I sympathize with this a lot. Two or three days before the launch of Vox.com, I succumbed to my personal occasional propensity to panic and was insisting that we had to delay or cancel the debut of the site. The good news is that more levelheaded voices prevailed.
The even better news is that it is extremely unlikely that I am going to become president of the United States. And I like to think that if the possibility did present itself, my friends, allies, and advisers would have the good sense to politely suggest that a "propensity to panic in moments of crisis, both real and imagined" is not a great quality in a chief executive, and that addressing the substantive concern would be a more valuable contribution to the nation than laboring to keep it from public view.
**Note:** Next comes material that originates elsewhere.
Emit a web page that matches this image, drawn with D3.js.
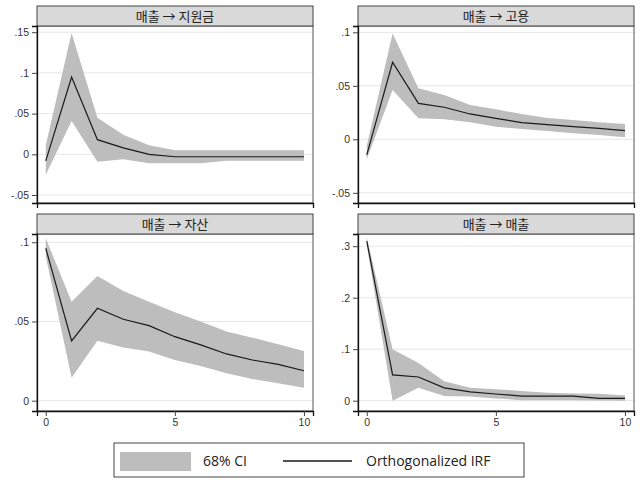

The fortunate upside to all this is that Marco's propensity for terror-stricken panic is perceptible to more than just his let's-keep-this-under-the-carpet friends, allies and advisers. When one watches him in any debate or any interview one shifts uncomfortably in one's chair as he prattles, sweats, muddles, dodges and befogs. Hillary may frequently come across as "inauthentic," but Marco always comes across as a bundle of rattled nerves — as a man who suspects that the next question thrust at him and his half-assed parried response will finally unmask him as a pasted-together prince of ineptitude.
Marco's reputation as a supremely agile politician has always escaped me. Completely. I think I do pretty well in giving political credit where political credit is due, even to the vilest of foes. But Marco's agility? I just don't see it. If any political journalist were to question Marco as Marco should be questioned, the latter would melt into a pool of palsied embarrassment.